MRSA has many, many different clinical presentations. The only thing that ties them together is that they’re all caused by Methicillin Resistant Staph Aureus. And that can only be determined by doing a bacterial culture and sensitivity test.
Now your standard skin infection from Community Acquired MRSA does tend towards boil/abscess formation and those can indeed be painful. But they won’t always be so.
And CA-MRSA is pretty ubiquitous in the environment right now. In a lot of areas of the US, over half the soft tissue and skin infections seen in local ERs and Clinics are CA-MRSA. We need not postulate that someone is going around dripping MRSA pus all over the place in order to explain infections.
Fortunately, most CA-MRSA specimens tend to still be sensitive to TMP/SMX or the tetracyclines or clindamycin. Hopefully that will continue. Hospital Acquired MRSA is more likely to be resistant to nearly everything, but fortunately HA-MRSA is still not seen that often in the community, and is rather more fragile a bug to boot, tending to need an immunosuppressed patient to get a real foothold.
My fear is that CA-MRSA and HA-MRSA will get together to produce a bug as virulent as CA-MRSA is and as resistant as HA-MRSA is. Then we’ll be hosed.
QtM, who still routinely pores over the monthly MRSA statistics gleaned from my patients.
Thanks for the information, Qadgop. I believe mine was CA-MRSA. It’s fascinating that it can manifest so differently. I can only imagine what it’s like in a prison environment.

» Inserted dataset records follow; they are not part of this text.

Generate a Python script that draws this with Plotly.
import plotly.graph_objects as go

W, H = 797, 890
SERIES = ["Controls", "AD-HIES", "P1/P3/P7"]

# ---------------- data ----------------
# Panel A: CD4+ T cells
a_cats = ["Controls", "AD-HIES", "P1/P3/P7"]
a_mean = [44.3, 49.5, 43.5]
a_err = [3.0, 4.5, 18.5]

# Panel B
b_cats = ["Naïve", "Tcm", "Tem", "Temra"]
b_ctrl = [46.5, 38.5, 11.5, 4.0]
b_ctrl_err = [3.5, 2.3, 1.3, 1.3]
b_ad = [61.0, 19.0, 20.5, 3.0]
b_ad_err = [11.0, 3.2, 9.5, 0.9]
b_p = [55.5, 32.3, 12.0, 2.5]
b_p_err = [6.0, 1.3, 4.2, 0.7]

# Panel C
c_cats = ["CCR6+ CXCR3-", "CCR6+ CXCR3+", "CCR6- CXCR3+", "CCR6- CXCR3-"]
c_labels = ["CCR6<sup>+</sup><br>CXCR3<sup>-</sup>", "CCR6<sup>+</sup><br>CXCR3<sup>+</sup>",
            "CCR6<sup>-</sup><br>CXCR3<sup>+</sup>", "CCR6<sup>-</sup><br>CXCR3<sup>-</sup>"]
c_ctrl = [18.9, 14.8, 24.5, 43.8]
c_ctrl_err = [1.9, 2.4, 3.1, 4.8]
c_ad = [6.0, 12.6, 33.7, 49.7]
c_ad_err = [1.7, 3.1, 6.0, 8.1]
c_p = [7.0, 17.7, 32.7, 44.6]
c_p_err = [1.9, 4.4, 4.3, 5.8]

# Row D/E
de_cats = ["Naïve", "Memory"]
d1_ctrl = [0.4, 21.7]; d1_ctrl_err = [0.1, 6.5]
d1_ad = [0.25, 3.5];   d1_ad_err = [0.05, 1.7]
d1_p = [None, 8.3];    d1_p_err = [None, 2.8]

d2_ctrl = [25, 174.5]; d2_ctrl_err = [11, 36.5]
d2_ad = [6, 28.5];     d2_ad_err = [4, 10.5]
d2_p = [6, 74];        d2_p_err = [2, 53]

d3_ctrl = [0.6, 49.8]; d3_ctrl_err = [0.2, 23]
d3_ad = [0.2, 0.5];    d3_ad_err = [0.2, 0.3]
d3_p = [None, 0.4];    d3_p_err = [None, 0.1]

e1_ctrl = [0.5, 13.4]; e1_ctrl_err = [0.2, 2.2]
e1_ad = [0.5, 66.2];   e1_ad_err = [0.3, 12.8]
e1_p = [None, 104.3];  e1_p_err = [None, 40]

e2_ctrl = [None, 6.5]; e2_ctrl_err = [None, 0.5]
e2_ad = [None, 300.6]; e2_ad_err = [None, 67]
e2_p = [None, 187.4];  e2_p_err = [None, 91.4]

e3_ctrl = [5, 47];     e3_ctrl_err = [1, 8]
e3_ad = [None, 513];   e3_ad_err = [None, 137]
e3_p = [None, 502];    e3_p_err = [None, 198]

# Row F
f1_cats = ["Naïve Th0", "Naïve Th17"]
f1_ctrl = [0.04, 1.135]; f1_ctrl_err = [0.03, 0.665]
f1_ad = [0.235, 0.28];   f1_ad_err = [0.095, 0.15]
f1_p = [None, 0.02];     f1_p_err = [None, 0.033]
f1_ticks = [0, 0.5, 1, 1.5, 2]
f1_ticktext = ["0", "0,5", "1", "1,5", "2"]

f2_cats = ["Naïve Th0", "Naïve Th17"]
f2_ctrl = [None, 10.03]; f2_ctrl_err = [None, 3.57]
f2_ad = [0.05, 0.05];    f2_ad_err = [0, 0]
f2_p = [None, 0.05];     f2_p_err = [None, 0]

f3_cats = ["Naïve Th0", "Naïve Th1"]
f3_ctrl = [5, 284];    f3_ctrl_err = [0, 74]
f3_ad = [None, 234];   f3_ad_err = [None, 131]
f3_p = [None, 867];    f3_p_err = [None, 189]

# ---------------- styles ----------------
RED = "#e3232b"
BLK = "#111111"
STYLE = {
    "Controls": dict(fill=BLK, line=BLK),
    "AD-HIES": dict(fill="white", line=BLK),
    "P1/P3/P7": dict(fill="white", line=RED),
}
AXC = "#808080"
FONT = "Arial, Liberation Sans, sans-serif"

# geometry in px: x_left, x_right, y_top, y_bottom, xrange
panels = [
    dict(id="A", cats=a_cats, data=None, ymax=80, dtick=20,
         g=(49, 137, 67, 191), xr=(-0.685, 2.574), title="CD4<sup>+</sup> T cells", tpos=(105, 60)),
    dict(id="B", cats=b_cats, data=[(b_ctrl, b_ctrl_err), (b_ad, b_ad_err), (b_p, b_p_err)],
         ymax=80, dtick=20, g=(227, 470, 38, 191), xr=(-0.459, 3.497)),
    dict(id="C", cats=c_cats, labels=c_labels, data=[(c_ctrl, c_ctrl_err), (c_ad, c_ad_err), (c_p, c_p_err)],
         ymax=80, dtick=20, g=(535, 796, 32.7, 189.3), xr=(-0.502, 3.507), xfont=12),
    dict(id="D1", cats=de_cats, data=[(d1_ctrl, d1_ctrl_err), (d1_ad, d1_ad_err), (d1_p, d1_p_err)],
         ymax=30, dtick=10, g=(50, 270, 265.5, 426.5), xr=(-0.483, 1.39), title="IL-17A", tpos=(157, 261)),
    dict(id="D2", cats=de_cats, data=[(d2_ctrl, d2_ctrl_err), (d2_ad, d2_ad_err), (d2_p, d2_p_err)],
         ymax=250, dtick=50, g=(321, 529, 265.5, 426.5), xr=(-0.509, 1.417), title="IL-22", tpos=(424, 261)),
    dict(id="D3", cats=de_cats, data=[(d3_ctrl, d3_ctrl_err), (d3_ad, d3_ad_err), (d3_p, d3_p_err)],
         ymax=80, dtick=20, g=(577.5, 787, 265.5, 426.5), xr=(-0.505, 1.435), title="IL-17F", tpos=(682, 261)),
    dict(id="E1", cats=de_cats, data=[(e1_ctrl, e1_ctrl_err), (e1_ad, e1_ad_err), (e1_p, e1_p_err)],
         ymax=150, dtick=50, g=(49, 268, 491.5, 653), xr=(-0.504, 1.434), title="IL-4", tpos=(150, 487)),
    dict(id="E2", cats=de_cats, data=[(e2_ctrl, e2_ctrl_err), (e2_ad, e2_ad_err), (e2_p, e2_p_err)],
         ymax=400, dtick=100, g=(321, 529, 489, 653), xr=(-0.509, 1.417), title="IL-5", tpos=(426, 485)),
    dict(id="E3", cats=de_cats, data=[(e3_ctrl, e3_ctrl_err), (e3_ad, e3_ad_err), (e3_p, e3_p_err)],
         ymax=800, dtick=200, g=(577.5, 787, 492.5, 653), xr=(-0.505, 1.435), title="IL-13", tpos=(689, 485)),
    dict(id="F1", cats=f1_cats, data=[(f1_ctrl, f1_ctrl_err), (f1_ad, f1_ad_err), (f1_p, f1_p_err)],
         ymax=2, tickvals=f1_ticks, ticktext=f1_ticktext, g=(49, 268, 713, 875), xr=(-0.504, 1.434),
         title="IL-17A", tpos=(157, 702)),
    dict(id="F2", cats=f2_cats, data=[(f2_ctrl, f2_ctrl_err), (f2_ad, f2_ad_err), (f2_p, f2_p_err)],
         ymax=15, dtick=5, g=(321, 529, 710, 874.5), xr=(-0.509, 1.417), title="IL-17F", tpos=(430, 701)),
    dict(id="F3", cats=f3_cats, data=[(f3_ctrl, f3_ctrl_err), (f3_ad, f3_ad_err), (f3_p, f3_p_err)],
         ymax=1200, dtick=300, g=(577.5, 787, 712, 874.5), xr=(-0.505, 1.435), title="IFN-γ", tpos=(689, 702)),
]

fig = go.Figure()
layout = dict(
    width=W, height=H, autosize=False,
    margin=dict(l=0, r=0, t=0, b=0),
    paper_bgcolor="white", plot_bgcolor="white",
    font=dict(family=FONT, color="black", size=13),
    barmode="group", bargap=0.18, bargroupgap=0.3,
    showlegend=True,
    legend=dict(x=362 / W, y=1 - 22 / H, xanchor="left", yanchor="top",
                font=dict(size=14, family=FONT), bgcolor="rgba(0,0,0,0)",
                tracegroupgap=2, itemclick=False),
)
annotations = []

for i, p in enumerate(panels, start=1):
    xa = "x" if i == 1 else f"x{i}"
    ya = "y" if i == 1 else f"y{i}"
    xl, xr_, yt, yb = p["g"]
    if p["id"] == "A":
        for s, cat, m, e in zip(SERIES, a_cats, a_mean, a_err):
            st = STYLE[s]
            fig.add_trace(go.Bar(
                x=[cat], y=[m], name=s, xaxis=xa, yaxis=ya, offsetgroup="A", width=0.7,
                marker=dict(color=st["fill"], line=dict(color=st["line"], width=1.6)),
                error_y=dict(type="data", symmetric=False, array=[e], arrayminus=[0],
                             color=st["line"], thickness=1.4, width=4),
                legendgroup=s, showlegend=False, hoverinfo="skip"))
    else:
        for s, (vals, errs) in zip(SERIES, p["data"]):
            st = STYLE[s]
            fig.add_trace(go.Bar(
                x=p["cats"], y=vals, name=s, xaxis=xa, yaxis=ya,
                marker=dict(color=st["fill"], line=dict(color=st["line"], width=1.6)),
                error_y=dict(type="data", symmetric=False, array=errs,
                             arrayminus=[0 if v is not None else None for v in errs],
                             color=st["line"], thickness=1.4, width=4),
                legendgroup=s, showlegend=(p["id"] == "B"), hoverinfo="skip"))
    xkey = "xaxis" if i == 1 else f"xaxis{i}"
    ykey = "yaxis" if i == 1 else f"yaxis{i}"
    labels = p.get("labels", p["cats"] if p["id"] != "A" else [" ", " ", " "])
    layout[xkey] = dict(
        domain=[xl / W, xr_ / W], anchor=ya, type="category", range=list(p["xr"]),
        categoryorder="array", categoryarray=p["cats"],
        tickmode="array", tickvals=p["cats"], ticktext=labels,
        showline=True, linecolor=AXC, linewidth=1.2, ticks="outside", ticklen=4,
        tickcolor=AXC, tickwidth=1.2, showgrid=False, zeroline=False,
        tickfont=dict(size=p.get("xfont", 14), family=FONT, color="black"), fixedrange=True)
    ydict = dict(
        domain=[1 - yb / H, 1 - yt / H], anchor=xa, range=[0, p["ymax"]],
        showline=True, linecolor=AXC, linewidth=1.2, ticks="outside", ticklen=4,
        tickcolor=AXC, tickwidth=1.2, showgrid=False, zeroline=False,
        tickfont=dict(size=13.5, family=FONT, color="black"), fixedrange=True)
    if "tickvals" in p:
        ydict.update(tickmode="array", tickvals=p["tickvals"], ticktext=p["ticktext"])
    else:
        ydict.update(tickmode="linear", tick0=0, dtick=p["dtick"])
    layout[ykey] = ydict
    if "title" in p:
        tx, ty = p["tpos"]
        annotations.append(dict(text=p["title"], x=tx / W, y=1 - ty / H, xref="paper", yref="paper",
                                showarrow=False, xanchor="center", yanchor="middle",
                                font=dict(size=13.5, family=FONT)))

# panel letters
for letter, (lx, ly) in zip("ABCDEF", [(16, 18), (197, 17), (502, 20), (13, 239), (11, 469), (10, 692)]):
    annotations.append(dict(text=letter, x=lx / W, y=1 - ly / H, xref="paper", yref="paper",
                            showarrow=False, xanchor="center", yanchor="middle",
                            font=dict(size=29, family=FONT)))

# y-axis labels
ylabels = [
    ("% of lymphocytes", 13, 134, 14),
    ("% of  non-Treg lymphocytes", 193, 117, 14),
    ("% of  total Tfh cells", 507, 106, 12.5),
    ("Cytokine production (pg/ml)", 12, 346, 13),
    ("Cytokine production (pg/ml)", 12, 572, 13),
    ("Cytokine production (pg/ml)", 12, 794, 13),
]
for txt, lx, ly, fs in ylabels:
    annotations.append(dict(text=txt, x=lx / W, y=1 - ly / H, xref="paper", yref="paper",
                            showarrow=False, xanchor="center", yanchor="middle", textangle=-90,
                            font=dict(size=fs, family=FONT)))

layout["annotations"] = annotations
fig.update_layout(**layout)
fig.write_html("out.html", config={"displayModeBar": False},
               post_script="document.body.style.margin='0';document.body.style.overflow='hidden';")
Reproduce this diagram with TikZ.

A couple of years ago my sister-in-law, who has a form of Porphyria for which she was being treated with an immune-suppressant drug, developed a Strep infection on her arm which destroyed major areas of skin. The staff treating her in hospital were apparently traumatised by her screaming with the pain she was experiencing. They managed to save her arm and she’s having ongoing skin grafts.
Antibacterial activity of a new, stable, aqueous extract of allicin against methicillin-resistant Staphylococcus aureus. - NCBI
If I might ask, what medical training have you had?